[Recorded data]

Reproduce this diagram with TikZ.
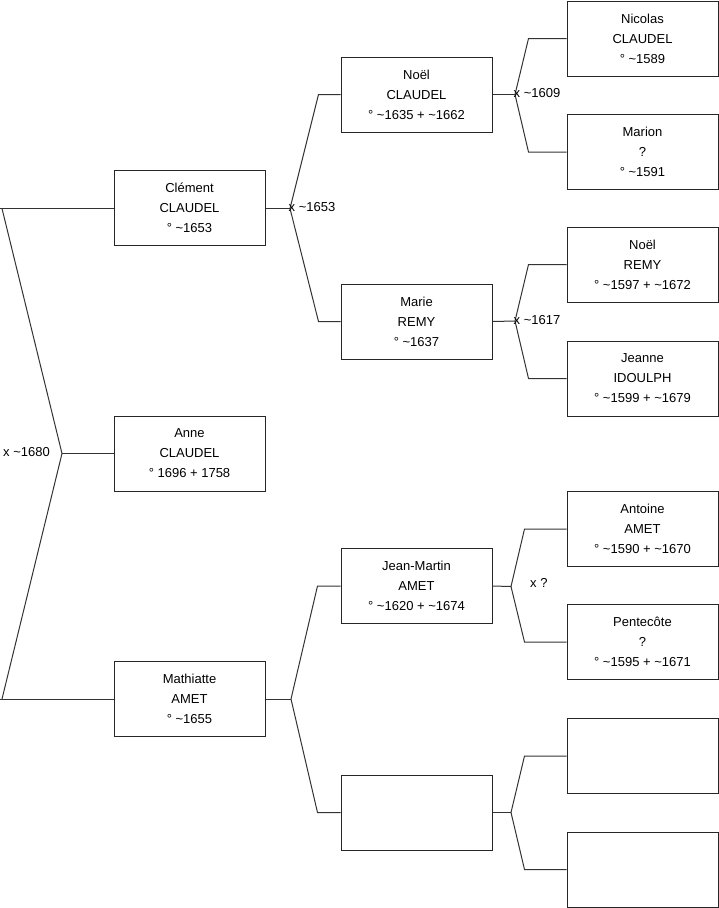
\documentclass[tikz,border=0pt]{standalone}
\usepackage{fontspec}
\setmainfont{Liberation Sans}
\usetikzlibrary{calc}
\begin{document}
\begin{tikzpicture}[x=1pt,y=-1pt,
  person/.style={draw=black!85, line width=1pt, minimum width=151pt, minimum height=75pt,
    inner sep=0pt, align=center, font=\fontsize{13}{20}\selectfont},
  link/.style={draw=black!80, line width=1pt},
  marr/.style={anchor=west, inner sep=0pt, font=\fontsize{13}{14}\selectfont}]
\useasboundingbox (0,0) rectangle (719,908);
% column 1
\node[person] (clem) at (189.5,207.5) {Clément\\CLAUDEL\\° \char`~1653};
\node[person] (anne) at (189.5,453.5) {Anne\\CLAUDEL\\° 1696 + 1758};
\node[person] (math) at (189.5,699) {Mathiatte\\AMET\\° \char`~1655};
% column 2
\node[person] (noel) at (416.5,94.5) {Noël\\CLAUDEL\\° \char`~1635 + \char`~1662};
\node[person] (marie) at (416.5,321.5) {Marie\\REMY\\° \char`~1637};
\node[person] (jm) at (416.5,586) {Jean-Martin\\AMET\\° \char`~1620 + \char`~1674};
\node[person] (e2) at (416.5,812.5) {};
% column 3
\node[person] (nico) at (642.5,38.5) {Nicolas\\CLAUDEL\\° \char`~1589};
\node[person] (mari) at (642.5,152) {Marion\\?\\° \char`~1591};
\node[person] (noelr) at (642.5,264.5) {Noël\\REMY\\° \char`~1597 + \char`~1672};
\node[person] (jean) at (642.5,378.5) {Jeanne\\IDOULPH\\° \char`~1599 + \char`~1679};
\node[person] (ant) at (642.5,529) {Antoine\\AMET\\° \char`~1590 + \char`~1670};
\node[person] (pent) at (642.5,642) {Pentecôte\\?\\° \char`~1595 + \char`~1671};
\node[person] (e3a) at (642.5,756) {};
\node[person] (e3b) at (642.5,869.5) {};
% coordinates
\coordinate (v1) at (62,453.5);
\coordinate (a1) at (2,208.5);
\coordinate (a0) at (0,208.5);
\coordinate (b1) at (2,699);
\coordinate (b0) at (0,699);
\coordinate (v2) at (290,208.5);
\coordinate (v3) at (291,699);
\coordinate (v4) at (515,94.5);
\coordinate (v5) at (515,321);
\coordinate (v6) at (511,586.5);
\coordinate (v7) at (511,812.5);
% level 1
\draw[link] (a0) -- (clem.west |- a0);
\draw[link] (b0) -- (math.west);
\draw[link] (a1) -- (v1) -- (b1);
\draw[link] (v1) -- (anne.west);
\node[marr] at (3,452) {x \char`~1680};
% level 2
\draw[link] (clem.east |- v2) -- (v2);
\draw[link] (v2) -- ($(noel.west)+(-22,0)$) -- (noel.west);
\draw[link] (v2) -- ($(marie.west)+(-22,0)$) -- (marie.west);
\node[marr] at ($(v2)+(-1.5,-1)$) {x \char`~1653};
\draw[link] (math.east) -- (v3);
\draw[link] (v3) -- ($(jm.west)+(-23,0)$) -- (jm.west);
\draw[link] (v3) -- ($(e2.west)+(-23,0)$) -- (e2.west);
% level 3
\draw[link] (noel.east) -- (v4);
\draw[link] (v4) -- ($(nico.west)+(-38,0)$) -- (nico.west);
\draw[link] (v4) -- ($(mari.west)+(-38,0)$) -- (mari.west);
\node[marr] at ($(v4)+(-1.5,-1)$) {x \char`~1609};
\draw[link] (marie.east) -- (v5);
\draw[link] (v5) -- ($(noelr.west)+(-38,0)$) -- (noelr.west);
\draw[link] (v5) -- ($(jean.west)+(-38,0)$) -- (jean.west);
\node[marr] at ($(v5)+(-1.5,-1)$) {x \char`~1617};
\draw[link] (jm.east) -- (v6);
\draw[link] (v6) -- ($(ant.west)+(-42,0)$) -- (ant.west);
\draw[link] (v6) -- ($(pent.west)+(-42,0)$) -- (pent.west);
\node[marr] at (530,583) {x ?};
\draw[link] (e2.east) -- (v7);
\draw[link] (v7) -- ($(e3a.west)+(-42,0)$) -- (e3a.west);
\draw[link] (v7) -- ($(e3b.west)+(-42,0)$) -- (e3b.west);
\end{tikzpicture}
\end{document}
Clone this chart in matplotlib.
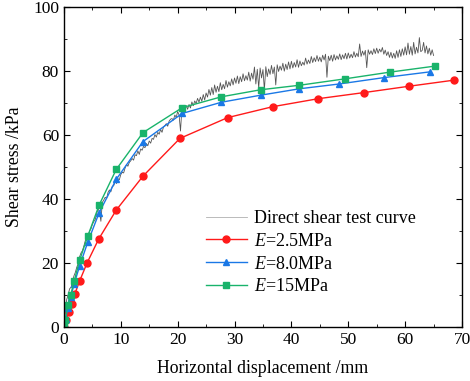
import numpy as np
import matplotlib.pyplot as plt
from matplotlib.ticker import MultipleLocator

plt.rcParams['font.family'] = ['Liberation Serif', 'DejaVu Serif']
plt.rcParams['mathtext.fontset'] = 'custom'
plt.rcParams['mathtext.it'] = 'Liberation Serif:italic'
plt.rcParams['mathtext.rm'] = 'Liberation Serif'

# direct shear test curve, every 0.25 mm (one row = 5 mm)
test_step = 0.25
test_y = [
    0.0, 5.2, 8.6, 10.1, 11.9, 12.4, 13.8, 15.9, 17.0, 18.6, 19.8, 21.9, 23.1, 23.8, 25.2, 26.9, 27.8, 28.4, 29.9, 30.6,
    32.0, 32.9, 33.5, 35.4, 36.8, 36.1, 33.0, 38.9, 39.6, 40.5, 40.1, 42.0, 42.8, 42.2, 43.9, 44.1, 45.4, 44.8, 46.3, 46.0,
    47.6, 48.3, 48.1, 49.6, 50.7, 50.2, 51.4, 51.9, 52.6, 52.1, 53.8, 53.5, 55.0, 53.9, 55.6, 55.2, 56.4, 56.0, 57.3, 56.6,
    58.1, 57.4, 58.9, 58.6, 60.1, 59.3, 60.8, 60.2, 61.7, 60.8, 62.4, 62.9, 63.5, 62.7, 64.3, 64.9, 65.1, 64.6, 66.2, 65.5,
    67.3, 66.2, 61.2, 68.4, 68.1, 67.3, 69.2, 68.0, 69.5, 68.4, 70.3, 69.1, 70.6, 69.8, 71.4, 70.2, 71.8, 70.5, 72.6, 70.9,
    73.1, 71.8, 74.2, 72.4, 74.8, 72.6, 75.6, 73.3, 75.2, 73.5, 76.3, 74.1, 75.8, 74.4, 77.0, 74.9, 76.6, 75.3, 77.5, 75.6,
    77.8, 76.1, 78.4, 76.0, 78.2, 76.6, 79.1, 76.9, 78.5, 77.1, 79.6, 76.8, 79.3, 77.4, 81.2, 75.9, 80.5, 74.6, 80.9, 77.8,
    80.4, 74.0, 81.3, 78.2, 80.6, 78.9, 81.7, 79.1, 81.2, 75.6, 81.9, 79.8, 81.5, 80.2, 82.4, 79.9, 82.1, 80.4, 82.8, 80.6,
    83.0, 80.9, 82.6, 81.2, 83.5, 81.1, 83.1, 81.6, 82.7, 81.8, 84.0, 82.1, 83.4, 82.3, 84.5, 82.6, 84.1, 82.9, 84.8, 83.0,
    84.3, 82.8, 84.9, 83.4, 85.2, 78.0, 84.6, 83.2, 84.9, 83.0, 85.1, 83.4, 84.7, 83.6, 85.3, 83.5, 85.0, 83.8, 85.5, 83.7,
    85.6, 84.0, 85.2, 84.1, 86.0, 84.3, 85.5, 84.4, 88.4, 84.5, 86.2, 84.9, 86.4, 81.0, 86.6, 85.2, 86.3, 85.1, 86.9, 85.4,
    87.1, 85.5, 86.8, 85.9, 87.3, 85.2, 86.5, 84.8, 86.0, 84.2, 85.8, 84.0, 85.5, 83.9, 86.3, 84.2, 86.6, 84.5, 86.9, 84.9,
    87.5, 85.0, 88.7, 85.2, 87.6, 84.9, 88.9, 85.3, 87.4, 85.6, 90.4, 86.0, 86.4, 88.9, 85.6, 87.8, 85.3, 87.1, 84.9, 86.6,
    84.8,
]
test_x = np.arange(len(test_y)) * test_step

# E = 2.5 MPa
red_x = [0.0, 0.4, 0.9, 1.35, 1.9, 2.75, 4.1, 6.1, 9.2, 13.9, 20.4, 28.8, 36.7, 44.7,
         52.7, 60.7, 68.6]
red_y = [0.0, 2.3, 4.7, 7.1, 10.2, 14.3, 20.1, 27.4, 36.5, 47.1, 58.9, 65.4, 68.8, 71.3,
         73.2, 75.2, 77.1]

# E = 8.0 MPa
blue_x = [0.0, 0.3, 0.65, 1.2, 1.8, 2.75, 4.2, 6.2, 9.2, 13.9, 20.8, 27.7, 34.6, 41.4,
          48.4, 56.3, 64.4]
blue_y = [0.0, 2.5, 5.8, 9.4, 13.4, 19.0, 26.5, 35.7, 46.1, 57.9, 66.7, 70.2, 72.4, 74.4,
          75.9, 77.9, 79.7]

# E = 15 MPa
green_x = [0.0, 0.25, 0.65, 1.2, 1.8, 2.75, 4.2, 6.2, 9.2, 13.9, 20.8, 27.7, 34.6, 41.4,
           49.4, 57.3, 65.3]
green_y = [0.0, 2.3, 6.7, 10.0, 14.3, 20.8, 28.4, 38.1, 49.2, 60.7, 68.5, 71.9, 74.1, 75.5,
           77.5, 79.6, 81.5]

fig = plt.figure(figsize=(4.7, 3.81), dpi=100)
ax = fig.add_axes([0.136, 0.142, 0.847, 0.840])

ax.plot(test_x, test_y, color='#555555', lw=0.6, label='Direct shear test curve')
ax.plot(red_x, red_y, color='#ff1a1a', lw=1.0, marker='o', ms=5,
        label='$E$=2.5MPa')
ax.plot(blue_x, blue_y, color='#1a78e6', lw=1.0, marker='^', ms=5,
        label='$E$=8.0MPa')
ax.plot(green_x, green_y, color='#19b36b', lw=1.0, marker='s', ms=4.5,
        label='$E$=15MPa')

ax.set_xlim(0, 70)
ax.set_ylim(0, 100)
ax.xaxis.set_major_locator(MultipleLocator(10))
ax.xaxis.set_minor_locator(MultipleLocator(5))
ax.yaxis.set_major_locator(MultipleLocator(20))
ax.yaxis.set_minor_locator(MultipleLocator(10))
ax.tick_params(which='both', direction='in', top=True, right=True, labelsize=12.5)
ax.tick_params(which='major', length=4)
ax.tick_params(which='minor', length=2.5)
for s in ax.spines.values():
    s.set_linewidth(1.0)

ax.set_xlabel('Horizontal displacement /mm', fontsize=12.8, labelpad=9)
ax.set_ylabel('Shear stress /kPa', fontsize=12.8, labelpad=7)

leg = ax.legend(loc='lower left', bbox_to_anchor=(0.315, 0.048), frameon=False,
                fontsize=13, handlelength=2.3, handletextpad=0.4, labelspacing=0.32)
leg.get_lines()[0].set_color('#b0b0b0')

fig.savefig('out.png', dpi=100)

**REQUIREMENTS:** Starting at the line with "Clone this chart in matplotlib." and ending at the line with "plt.rcParams['mathtext.rm'] = 'Liberation", copy each line exactly, both ends included. Do not copy the pictures.

**RESPONSE BELOW:**
Clone this chart in matplotlib.
import numpy as np
import matplotlib.pyplot as plt
from matplotlib.ticker import MultipleLocator

plt.rcParams['font.family'] = ['Liberation Serif', 'DejaVu Serif']
plt.rcParams['mathtext.fontset'] = 'custom'
plt.rcParams['mathtext.it'] = 'Liberation Serif:italic'
plt.rcParams['mathtext.rm'] = 'Liberation Serif'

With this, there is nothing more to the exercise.